## Start Given information

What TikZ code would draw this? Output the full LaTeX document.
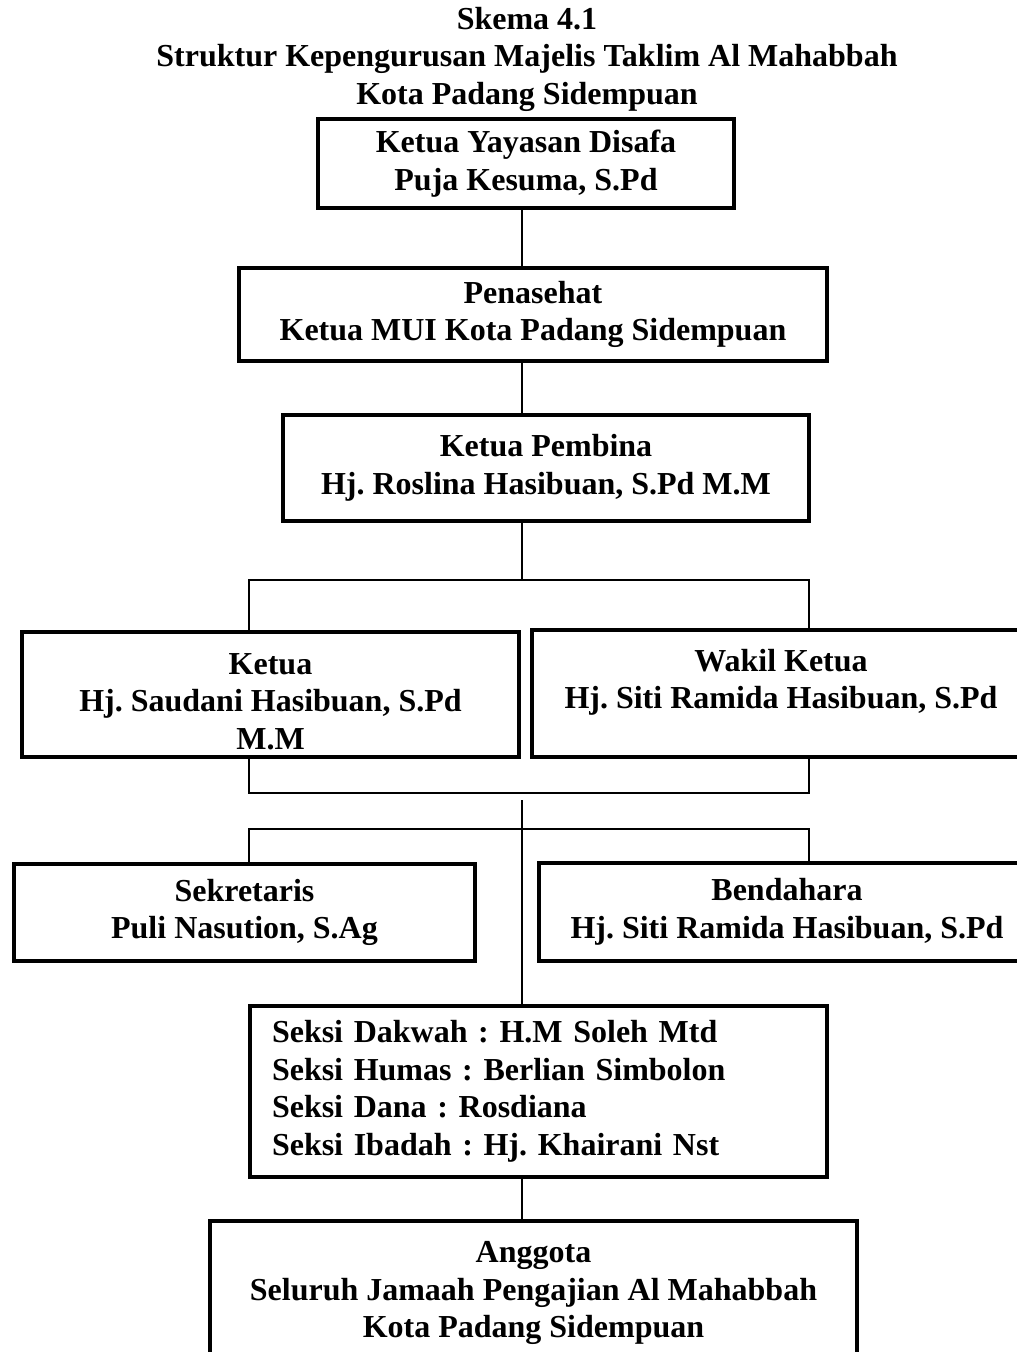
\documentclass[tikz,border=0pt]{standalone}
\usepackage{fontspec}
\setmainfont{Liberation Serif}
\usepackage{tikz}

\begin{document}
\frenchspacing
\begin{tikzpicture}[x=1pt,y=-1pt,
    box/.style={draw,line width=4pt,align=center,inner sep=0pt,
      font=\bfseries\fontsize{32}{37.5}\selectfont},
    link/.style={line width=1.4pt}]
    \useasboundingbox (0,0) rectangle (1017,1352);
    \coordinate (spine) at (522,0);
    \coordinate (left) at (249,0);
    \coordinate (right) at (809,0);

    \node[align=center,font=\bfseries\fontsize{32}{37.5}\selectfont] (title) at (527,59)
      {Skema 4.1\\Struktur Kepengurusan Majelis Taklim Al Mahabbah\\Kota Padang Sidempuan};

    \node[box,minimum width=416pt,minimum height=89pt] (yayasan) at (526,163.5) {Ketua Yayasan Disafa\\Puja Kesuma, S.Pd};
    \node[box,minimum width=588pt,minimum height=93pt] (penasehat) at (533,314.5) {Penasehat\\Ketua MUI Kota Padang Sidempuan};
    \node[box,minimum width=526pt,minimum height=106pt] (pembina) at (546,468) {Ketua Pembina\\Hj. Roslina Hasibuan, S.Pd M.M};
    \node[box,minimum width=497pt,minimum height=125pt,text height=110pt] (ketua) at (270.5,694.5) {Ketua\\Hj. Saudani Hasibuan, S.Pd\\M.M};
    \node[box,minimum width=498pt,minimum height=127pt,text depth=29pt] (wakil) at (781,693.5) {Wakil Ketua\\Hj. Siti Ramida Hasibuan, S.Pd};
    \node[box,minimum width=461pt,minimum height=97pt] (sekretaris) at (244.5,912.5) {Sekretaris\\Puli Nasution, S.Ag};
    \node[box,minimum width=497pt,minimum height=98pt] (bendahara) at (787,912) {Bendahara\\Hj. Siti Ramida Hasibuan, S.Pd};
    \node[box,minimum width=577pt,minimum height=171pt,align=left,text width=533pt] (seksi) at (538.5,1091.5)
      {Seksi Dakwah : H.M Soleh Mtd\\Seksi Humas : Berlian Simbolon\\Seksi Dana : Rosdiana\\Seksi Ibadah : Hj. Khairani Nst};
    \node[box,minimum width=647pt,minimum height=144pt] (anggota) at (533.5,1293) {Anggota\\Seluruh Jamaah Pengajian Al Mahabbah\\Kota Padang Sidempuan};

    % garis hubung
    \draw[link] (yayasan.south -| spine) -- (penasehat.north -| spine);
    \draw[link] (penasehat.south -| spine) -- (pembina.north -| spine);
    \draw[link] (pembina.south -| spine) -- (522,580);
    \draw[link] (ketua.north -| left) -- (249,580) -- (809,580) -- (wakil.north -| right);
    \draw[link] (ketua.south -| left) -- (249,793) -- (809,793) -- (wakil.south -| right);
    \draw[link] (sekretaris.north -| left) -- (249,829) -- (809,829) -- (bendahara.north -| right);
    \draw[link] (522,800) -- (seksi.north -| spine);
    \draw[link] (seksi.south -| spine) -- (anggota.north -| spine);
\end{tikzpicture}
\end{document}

## End Given information

◆ Set task
Copy out all of the material exactly as written, without its pictures.

◆ Solution for this problem
What TikZ code would draw this? Output the full LaTeX document.
\documentclass[tikz,border=0pt]{standalone}
\usepackage{fontspec}
\setmainfont{Liberation Serif}
\usepackage{tikz}

\begin{document}
\frenchspacing
\begin{tikzpicture}[x=1pt,y=-1pt,
    box/.style={draw,line width=4pt,align=center,inner sep=0pt,
      font=\bfseries\fontsize{32}{37.5}\selectfont},
    link/.style={line width=1.4pt}]
    \useasboundingbox (0,0) rectangle (1017,1352);
    \coordinate (spine) at (522,0);
    \coordinate (left) at (249,0);
    \coordinate (right) at (809,0);

    \node[align=center,font=\bfseries\fontsize{32}{37.5}\selectfont] (title) at (527,59)
      {Skema 4.1\\Struktur Kepengurusan Majelis Taklim Al Mahabbah\\Kota Padang Sidempuan};

    \node[box,minimum width=416pt,minimum height=89pt] (yayasan) at (526,163.5) {Ketua Yayasan Disafa\\Puja Kesuma, S.Pd};
    \node[box,minimum width=588pt,minimum height=93pt] (penasehat) at (533,314.5) {Penasehat\\Ketua MUI Kota Padang Sidempuan};
    \node[box,minimum width=526pt,minimum height=106pt] (pembina) at (546,468) {Ketua Pembina\\Hj. Roslina Hasibuan, S.Pd M.M};
    \node[box,minimum width=497pt,minimum height=125pt,text height=110pt] (ketua) at (270.5,694.5) {Ketua\\Hj. Saudani Hasibuan, S.Pd\\M.M};
    \node[box,minimum width=498pt,minimum height=127pt,text depth=29pt] (wakil) at (781,693.5) {Wakil Ketua\\Hj. Siti Ramida Hasibuan, S.Pd};
    \node[box,minimum width=461pt,minimum height=97pt] (sekretaris) at (244.5,912.5) {Sekretaris\\Puli Nasution, S.Ag};
    \node[box,minimum width=497pt,minimum height=98pt] (bendahara) at (787,912) {Bendahara\\Hj. Siti Ramida Hasibuan, S.Pd};
    \node[box,minimum width=577pt,minimum height=171pt,align=left,text width=533pt] (seksi) at (538.5,1091.5)
      {Seksi Dakwah : H.M Soleh Mtd\\Seksi Humas : Berlian Simbolon\\Seksi Dana : Rosdiana\\Seksi Ibadah : Hj. Khairani Nst};
    \node[box,minimum width=647pt,minimum height=144pt] (anggota) at (533.5,1293) {Anggota\\Seluruh Jamaah Pengajian Al Mahabbah\\Kota Padang Sidempuan};

    % garis hubung
    \draw[link] (yayasan.south -| spine) -- (penasehat.north -| spine);
    \draw[link] (penasehat.south -| spine) -- (pembina.north -| spine);
    \draw[link] (pembina.south -| spine) -- (522,580);
    \draw[link] (ketua.north -| left) -- (249,580) -- (809,580) -- (wakil.north -| right);
    \draw[link] (ketua.south -| left) -- (249,793) -- (809,793) -- (wakil.south -| right);
    \draw[link] (sekretaris.north -| left) -- (249,829) -- (809,829) -- (bendahara.north -| right);
    \draw[link] (522,800) -- (seksi.north -| spine);
    \draw[link] (seksi.south -| spine) -- (anggota.north -| spine);
\end{tikzpicture}
\end{document}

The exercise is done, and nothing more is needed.